The tech upgrades powering Alexa’s new gen AI capabilities

Today, we introduced Alexa+, the next generation of Alexa. Rebuilt from the ground up, this new version of Alexa uses a state-of-the-art architecture that automatically connects a variety of large language models (LLMs), agentic capabilities, services, and devices at scale. This makes Alexa+ much more conversational, smarter, personalized, and capable of getting more things done for customers.

With an undertaking of this scale, the team had to solve many technical challenges along the way. Here are five of the biggest advances we made to unlock Alexa+ and deliver our next generation assistant, powered by generative AI.

We built an all-new architecture to connect to tens of thousands of services and devices

LLMs are great for conversations, but they don’t inherently support APIs, which are the core protocols to getting things done outside of a chat window and in the real world for customers—things like finding and booking an appointment or ordering your groceries. To augment the native capabilities of LLMs, we built an all-new architecture to orchestrate APIs at scale.

This architecture is what will let customers quickly and seamlessly connect with services they already use in their daily life: GrubHub, OpenTable, Ticketmaster, Yelp, Thumbtack, Vagaro, Fodor’s, Tripadvisor, Amazon, Whole Foods Market, Uber, Spotify, Apple Music, Pandora, Netflix, Disney+, Hulu, Max, smart home devices from companies like Philips Hue and Roborock, and so much more.

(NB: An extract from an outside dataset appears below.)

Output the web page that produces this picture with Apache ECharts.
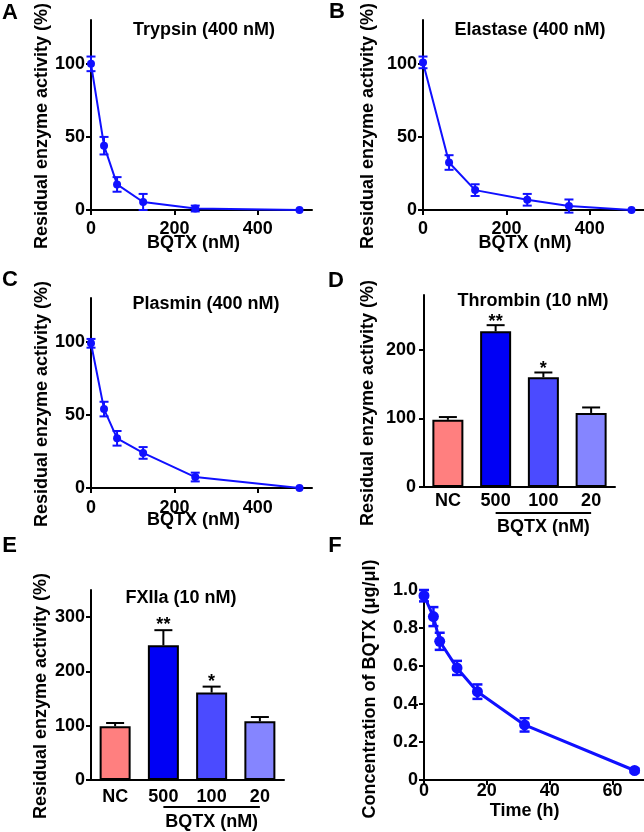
<!DOCTYPE html>
<html><head><meta charset="utf-8">
<script src="https://cdn.jsdelivr.net/npm/echarts@6/dist/echarts.min.js"></script>
<style>html,body{margin:0;padding:0;background:#fff}#c{width:644px;height:832px}</style>
</head><body><div id="c"></div>
<script>
// ---------- data ----------
// Panel A - Trypsin (400 nM)
const trypsinX = [0, 31.25, 62.5, 125, 250, 500];
const trypsinY = [100, 44, 17.5, 5.5, 1, 0];
const trypsinErr = [5, 6, 5, 5.5, 2, 0];
// Panel B - Elastase (400 nM)
const elastaseX = [0, 62.5, 125, 250, 350, 500];
const elastaseY = [101, 32.5, 13.6, 7, 2.7, 0];
const elastaseErr = [4, 5, 4, 4, 4.5, 0];
// Panel C - Plasmin (400 nM)
const plasminX = [0, 31.25, 62.5, 125, 250, 500];
const plasminY = [99, 54, 34, 24, 7.5, 0];
const plasminErr = [3, 5, 5, 4, 3, 0];
// Panel D - Thrombin (10 nM)
const barCats = ['NC', '500', '100', '20'];
const thrombinY = [98, 227, 160, 108];
const thrombinErr = [4, 9, 7, 8];
const thrombinSig = ['', '**', '*', ''];
// Panel E - FXIIa (10 nM)
const fxiiaY = [99, 248, 161, 108];
const fxiiaErr = [6, 28, 11, 8];
const fxiiaSig = ['', '**', '*', ''];
// Panel F - concentration over time
const timeX = [0, 3, 5, 10.5, 17, 32, 67];
const concY = [0.97, 0.86, 0.73, 0.59, 0.465, 0.29, 0.05];
const concErr = [0.03, 0.05, 0.045, 0.037, 0.038, 0.035, 0.01];
// tick labels
const doseTicks = [0, 200, 400];
const pctTicks = [0, 50, 100];
const thrombinTicks = [0, 100, 200];
const fxiiaTicks = [0, 100, 200, 300];
const timeTicks = [0, 20, 40, 60];

// ---------- styles ----------
const FONT = 'Liberation Sans, Arial, Helvetica, sans-serif';
const BLUE = '#1010FF';
const barColors = ['#FF7F7F', '#0000F5', '#4B4BFF', '#8585FF'];

const grids = [
  {left: 91, top: 20, width: 221, height: 190},
  {left: 423, top: 20, width: 221, height: 190},
  {left: 91, top: 298, width: 221, height: 190},
  {left: 424, top: 295, width: 191, height: 192},
  {left: 91, top: 590, width: 193, height: 190},
  {left: 424, top: 590, width: 220, height: 190}
].map(g => Object.assign({outerBoundsMode: 'none', containLabel: false}, g));

const axLine = {show: true, onZero: false, lineStyle: {color: '#000', width: 2}};
const tickSt = {color: '#000', width: 2};
const lab = (m, extra) => Object.assign({color: '#000', fontSize: 18, fontWeight: 'bold', fontFamily: FONT, margin: m}, extra || {});

function valX(idx, max, ticks, margin) {
  return {type: 'value', gridIndex: idx, min: 0, max: max,
    axisLine: axLine, splitLine: {show: false},
    axisTick: {show: true, length: 5, lineStyle: tickSt, customValues: ticks},
    axisLabel: lab(margin, {customValues: ticks})};
}
function valY(idx, max, ticks, margin, fmt) {
  const l = lab(margin, {customValues: ticks});
  if (fmt) l.formatter = fmt;
  return {type: 'value', gridIndex: idx, min: 0, max: max,
    axisLine: axLine, splitLine: {show: false},
    axisTick: {show: true, length: 5, lineStyle: tickSt, customValues: ticks},
    axisLabel: l};
}
function catX(idx, margin) {
  return {type: 'category', gridIndex: idx, data: barCats,
    axisLine: axLine, axisTick: {show: false}, splitLine: {show: false},
    axisLabel: lab(margin)};
}

const xAxes = [
  valX(0, 530, doseTicks, 10),
  valX(1, 530, doseTicks, 10),
  valX(2, 530, doseTicks, 11),
  catX(3, 5),
  catX(4, 8),
  valX(5, 70, timeTicks, 2)
];
const yAxes = [
  valY(0, 130, pctTicks, 6),
  valY(1, 130, pctTicks, 6),
  valY(2, 130, pctTicks, 6),
  valY(3, 280, thrombinTicks, 8),
  valY(4, 350, fxiiaTicks, 6),
  valY(5, 1.0, null, 6, v => v === 0 ? '0' : v.toFixed(1))
];
yAxes[5].interval = 0.2;
delete yAxes[5].axisTick.customValues;
delete yAxes[5].axisLabel.customValues;

const zip = (a, b, c) => a.map((v, i) => c ? [v, b[i], c[i]] : [v, b[i]]);

function lineSeries(idx, xs, ys, size, width) {
  return {type: 'line', xAxisIndex: idx, yAxisIndex: idx, data: zip(xs, ys),
    symbol: 'circle', symbolSize: size, showSymbol: true, z: 3,
    lineStyle: {color: BLUE, width: width}, itemStyle: {color: BLUE}, animation: false};
}
function errSeries(idx, xs, ys, es, cap, width) {
  return {type: 'custom', xAxisIndex: idx, yAxisIndex: idx, data: zip(xs, ys, es), z: 2, clip: false,
    renderItem: function (p, api) {
      const x = api.value(0), y = api.value(1), e = api.value(2);
      if (!e) return null;
      const t = api.coord([x, y + e]), b = api.coord([x, y - e]);
      const st = {stroke: BLUE, lineWidth: width};
      return {type: 'group', children: [
        {type: 'line', shape: {x1: t[0], y1: t[1], x2: b[0], y2: b[1]}, style: st},
        {type: 'line', shape: {x1: t[0] - cap / 2, y1: t[1], x2: t[0] + cap / 2, y2: t[1]}, style: st},
        {type: 'line', shape: {x1: b[0] - cap / 2, y1: b[1], x2: b[0] + cap / 2, y2: b[1]}, style: st}
      ]};
    }, animation: false};
}
function barSeries(idx, ys) {
  return {type: 'bar', xAxisIndex: idx, yAxisIndex: idx, barWidth: 31, z: 3,
    data: ys.map((v, i) => ({value: v, itemStyle: {color: barColors[i]}})),
    itemStyle: {borderColor: '#000', borderWidth: 2}, animation: false};
}
function barErrSeries(idx, ys, es, sig, starGap) {
  return {type: 'custom', xAxisIndex: idx, yAxisIndex: idx, z: 2, clip: false,
    data: ys.map((v, i) => [i, v, es[i]]),
    renderItem: function (p, api) {
      const i = api.value(0), y = api.value(1), e = api.value(2);
      const t = api.coord([i, y + e]), b = api.coord([i, y]);
      const st = {stroke: '#000', lineWidth: 2};
      const ch = [
        {type: 'line', shape: {x1: t[0], y1: t[1], x2: b[0], y2: b[1]}, style: st},
        {type: 'line', shape: {x1: t[0] - 9, y1: t[1], x2: t[0] + 9, y2: t[1]}, style: st}
      ];
      const s = sig[p.dataIndex];
      if (s) ch.push({type: 'text', x: t[0], y: t[1] - starGap,
        style: {text: s, fill: '#000', font: 'bold 18px ' + FONT, align: 'center', verticalAlign: 'middle'}});
      return {type: 'group', children: ch};
    }, animation: false};
}
function bracketSeries(idx, lineDy, textDy) {
  return {type: 'custom', xAxisIndex: idx, yAxisIndex: idx, clip: false, z: 4,
    data: [[1, 3]],
    renderItem: function (p, api) {
      const a = api.coord([api.value(0), 0]), b = api.coord([api.value(1), 0]);
      return {type: 'group', children: [
        {type: 'line', shape: {x1: a[0], y1: a[1] + lineDy, x2: b[0], y2: b[1] + lineDy},
          style: {stroke: '#000', lineWidth: 2}},
        {type: 'text', x: (a[0] + b[0]) / 2, y: a[1] + textDy,
          style: {text: 'BQTX (nM)', fill: '#000', font: 'bold 18px ' + FONT, align: 'center', verticalAlign: 'middle'}}
      ]};
    }, animation: false};
}

function txt(t, x, y, size, rot) {
  return {type: 'text', x: x, y: y, rotation: rot || 0, z: 10,
    style: {text: t, fill: '#000', font: 'bold ' + size + 'px ' + FONT, align: 'center', verticalAlign: 'middle'}};
}
const R = Math.PI / 2;
const yTitle = 'Residual enzyme activity (%)';
const graphics = [
  txt('A', 10, 12.5, 22), txt('B', 337, 12, 22), txt('C', 10, 280, 22),
  txt('D', 336, 280.5, 22), txt('E', 9.5, 546, 22), txt('F', 335, 546, 22),
  txt('Trypsin (400 nM)', 204, 30, 18), txt('Elastase (400 nM)', 530, 30, 18),
  txt('Plasmin (400 nM)', 206, 304, 18), txt('Thrombin (10 nM)', 533, 301.5, 18),
  txt('FXIIa (10 nM)', 181, 598, 18),
  txt(yTitle, 42.5, 126, 18, R), txt(yTitle, 368.5, 126, 18, R), txt(yTitle, 42.5, 404, 18, R),
  txt(yTitle, 368.5, 403, 18, R), txt(yTitle, 41.5, 696, 18, R),
  txt('Concentration of BQTX (\u03bcg/\u03bcl)', 370, 689, 18, R),
  txt('BQTX (nM)', 193.5, 243, 18), txt('BQTX (nM)', 525, 243, 18),
  txt('BQTX (nM)', 193.5, 520, 18), txt('Time (h)', 524.7, 811, 18)
];

const chart = echarts.init(document.getElementById('c'), null, {renderer: 'canvas'});
chart.setOption({
  backgroundColor: '#fff', animation: false,
  grid: grids, xAxis: xAxes, yAxis: yAxes, graphic: graphics,
  series: [
    errSeries(0, trypsinX, trypsinY, trypsinErr, 9, 2), lineSeries(0, trypsinX, trypsinY, 8, 2),
    errSeries(1, elastaseX, elastaseY, elastaseErr, 9, 2), lineSeries(1, elastaseX, elastaseY, 8, 2),
    errSeries(2, plasminX, plasminY, plasminErr, 9, 2), lineSeries(2, plasminX, plasminY, 8, 2),
    barErrSeries(3, thrombinY, thrombinErr, thrombinSig, 3), barSeries(3, thrombinY), bracketSeries(3, 26, 40),
    barErrSeries(4, fxiiaY, fxiiaErr, fxiiaSig, 5), barSeries(4, fxiiaY), bracketSeries(4, 27, 42),
    errSeries(5, timeX, concY, concErr, 10, 2.5), lineSeries(5, timeX, concY, 11, 3)
  ]
});
</script></body></html>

On top of that, we enabled LLMs to not only integrate with APIs, but to string together multiple such calls in a row. That let us capitalize on LLMs’ natural strength of free-form conversation to be even more useful by handling multifaceted requests.

The result is an experience more like one you’d have with a real-life personal assistant. For example, you can ask Alexa+ for help making a lunch reservation at your favorite restaurant and to share that plan with your friend, and Alexa+ will not only book that reservation but also send a text message to your requested contact.

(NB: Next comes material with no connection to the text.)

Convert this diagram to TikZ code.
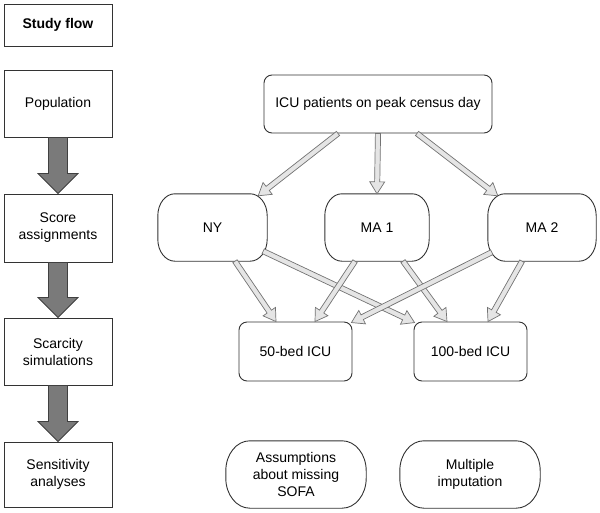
\documentclass[tikz,border=0pt]{standalone}
\usepackage{fontspec}
\setmainfont{Liberation Sans}
\usetikzlibrary{calc}
\newcommand\flexarr[6]{%
  \coordinate (fa-c) at ($(#2)!#5!(#1)$);
  \filldraw[#6] ($(#1)!#3!90:(#2)$) -- ($(fa-c)!#3!90:(#2)$) -- ($(fa-c)!#4!90:(#2)$) -- (#2)
    -- ($(fa-c)!#4!-90:(#2)$) -- ($(fa-c)!#3!-90:(#2)$) -- ($(#1)!#3!-90:(#2)$) -- cycle;
}
\newcommand\thinarr[2]{\flexarr{#1}{#2}{2.6pt}{7.5pt}{12pt}{thinflex}}
\newcommand\fatarr[2]{\flexarr{#1}{#2}{9.5pt}{20pt}{20pt}{fatflex}}
\newcommand\pillshape[3]{%
  \draw[pillline] ($(#1.north west)+(#2,0)$) -- ($(#1.north east)+(-#2,0)$)
    arc[start angle=90, end angle=0, x radius=#2pt, y radius=#3pt]
    -- ($(#1.south east)+(0,-#3)$)
    arc[start angle=0, end angle=-90, x radius=#2pt, y radius=#3pt]
    -- ($(#1.south west)+(#2,0)$)
    arc[start angle=270, end angle=180, x radius=#2pt, y radius=#3pt]
    -- ($(#1.north west)+(0,#3)$)
    arc[start angle=180, end angle=90, x radius=#2pt, y radius=#3pt] -- cycle;
}
\tikzset{
  txt/.style={font=\fontsize{14}{17}\selectfont, align=center, text=black},
  sqbox/.style={txt, draw=black!80, line width=0.9pt, minimum width=108pt, inner sep=0pt},
  rbox/.style={txt, draw=black!80, line width=0.9pt, rounded corners=8pt, inner sep=0pt},
  pill/.style={txt, inner sep=0pt, minimum height=67pt},
  pillline/.style={draw=black!80, line width=0.9pt},
  thinflex/.style={fill=black!10, draw=black!55, line width=0.7pt, line join=miter},
  fatflex/.style={fill=black!52, draw=black!75, line width=0.8pt, line join=miter},
}
\begin{document}
\begin{tikzpicture}[x=1pt, y=-1pt]
\useasboundingbox (0,0) rectangle (600,512);
% left column
\node[sqbox, minimum height=42pt, font=\fontsize{14}{17}\selectfont\bfseries] (study) at (58,25) {Study flow};
\node[sqbox, minimum height=67pt] (pop) at (58,103.5) {Population};
\node[sqbox, minimum height=68pt] (score) at (58,228) {Score\\assignments};
\node[sqbox, minimum height=67pt] (scar) at (58,351.5) {Scarcity\\simulations};
\node[sqbox, minimum height=65pt] (sens) at (58,474.5) {Sensitivity\\analyses};
\fatarr{pop.south}{score.north}
\fatarr{score.south}{scar.north}
\fatarr{scar.south}{sens.north}
% right side
\node[rbox, minimum width=228pt, minimum height=58pt] (icu) at (378,104) {ICU patients on peak census day};
\node[pill, minimum width=109pt] (ny) at (212.5,227.5) {NY};
\node[pill, minimum width=104pt] (ma1) at (377,227.5) {MA 1};
\node[pill, minimum width=108pt] (ma2) at (542,227.5) {MA 2};
\node[rbox, minimum width=113pt, minimum height=59pt] (b50) at (295.5,351.5) {50-bed ICU};
\node[rbox, minimum width=113pt, minimum height=59pt] (b100) at (470.5,351.5) {100-bed ICU};
\node[pill, minimum width=140pt] (assum) at (296,474.5) {Assumptions\\about missing\\SOFA};
\node[pill, minimum width=140pt] (multi) at (470,474.5) {Multiple\\imputation};
\pillshape{ny}{17}{22}
\pillshape{ma1}{17}{22}
\pillshape{ma2}{17}{22}
\pillshape{assum}{24}{30}
\pillshape{multi}{24}{30}
% connector end points
\coordinate (i1) at ($(icu.south)+(-40,0)$);
\coordinate (i3) at ($(icu.south)+(39,0)$);
\coordinate (nyt) at ($(ny.north east)+(-9,2)$);
\coordinate (ma2t) at ($(ma2.north west)+(10,2)$);
\coordinate (nyb1) at ($(ny.south)+(22.5,0)$);
\coordinate (nyb2) at ($(ny.south east)+(-4,-10)$);
\coordinate (mab1) at ($(ma1.south)+(-22,0)$);
\coordinate (mab2) at ($(ma1.south)+(26,0)$);
\coordinate (mcb1) at ($(ma2.south west)+(4,-9)$);
\coordinate (mcb2) at ($(ma2.south)+(-20,0)$);
\coordinate (f1) at ($(b50.north)+(-19.5,0)$);
\coordinate (f2) at ($(b50.north)+(19.5,0)$);
\coordinate (f3) at ($(b50.north east)+(-1,1)$);
\coordinate (h1) at ($(b100.north west)+(1,1)$);
\coordinate (h2) at ($(b100.north)+(-23.5,0)$);
\coordinate (h3) at ($(b100.north)+(17.5,0)$);
\thinarr{i1}{nyt}
\thinarr{icu.south}{ma1.north}
\thinarr{i3}{ma2t}
\thinarr{nyb1}{f1}
\thinarr{nyb2}{h1}
\thinarr{mab1}{f2}
\thinarr{mab2}{h2}
\thinarr{mcb1}{f3}
\thinarr{mcb2}{h3}
\end{tikzpicture}
\end{document}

We built systems to deliver accurate, real-time info

One of the biggest challenges with LLMs is that despite their brilliance, they can be unpredictable. They often give different answers to the same questions, and sometimes even hallucinate. That can work in some instances for chat, but not when you’re controlling devices in your home or asking about what’s happening in the news. So, we built all-new systems to help Alexa+ leverage grounding techniques when answering customer questions.

We also partnered with world-class news sources including the Associated Press, Reuters, The Washington Post, TIME, Forbes, Business Insider, Politico, USA TODAY, publications from Conde Nast, Hearst, and Vox, and more than 200 additional outlets, so Alexa+ can deliver accurate, real-time news and information. This helps build an incredible depth of knowledge for Alexa+ that never stops learning.

We minimized latency

Customers expect Alexa to be fast, yet there’s inherent tension when balancing accuracy and speed.

To manage that tradeoff, we built a sophisticated routing system using state-of-the-art models from Amazon Bedrock—including Amazon Nova and Anthropic Claude—instantly matching each customer request with the best model for the task at hand, balancing all the requirements of a crisp, conversational experience.

We keep Alexa’s personality, and personalize responses to you

Customers have long told us that they and their families love Alexa's personality. From the very beginning, we built our AI assistant to be smart, considerate, empathetic, and inclusive—and to have a sense of humor. So, we optimize each model built into our architecture to ensure they reflect Alexa’s personality.

We also want Alexa+ to grow with customers—to personalize the experience based on things you’d want Alexa to remember, like your favorite music artists, books you want to read, or the types of food you just don’t like. Alexa+ does this, both implicitly and explicitly, by matching common patterns, occasionally asking to confirm your preferences, and recalling specific facts you ask Alexa to remember. The underlying system then incorporates these affinities so Alexa+ can deliver the most relevant responses for each request—meaning, the more you use Alexa+, the better your experience will get.

We added agentic capabilities

For Alexa+ to be an incredibly useful AI assistant, we couldn’t limit the experience to only work with APIs that exist today. Not every company has a ready-built set of externalized APIs, or at least not one that can handle every action a customer would like to take.

So, we added agentic capabilities, essentially teaching Alexa+ to navigate the digital world as a person would. That means customers can ask Alexa+ to do something, and Alexa can take the customer request, navigate to a developer’s website, and complete tasks requested by the customer.

Developers who want to build experiences for Alexa+ can learn more in the Amazon Developer blog.

Alexa+ isn't just another AI chatbot. It’s our next-generation AI assistant that is much more conversational, smarter, personalized, and capable of getting even more things done for customers. We can’t wait for you to try it.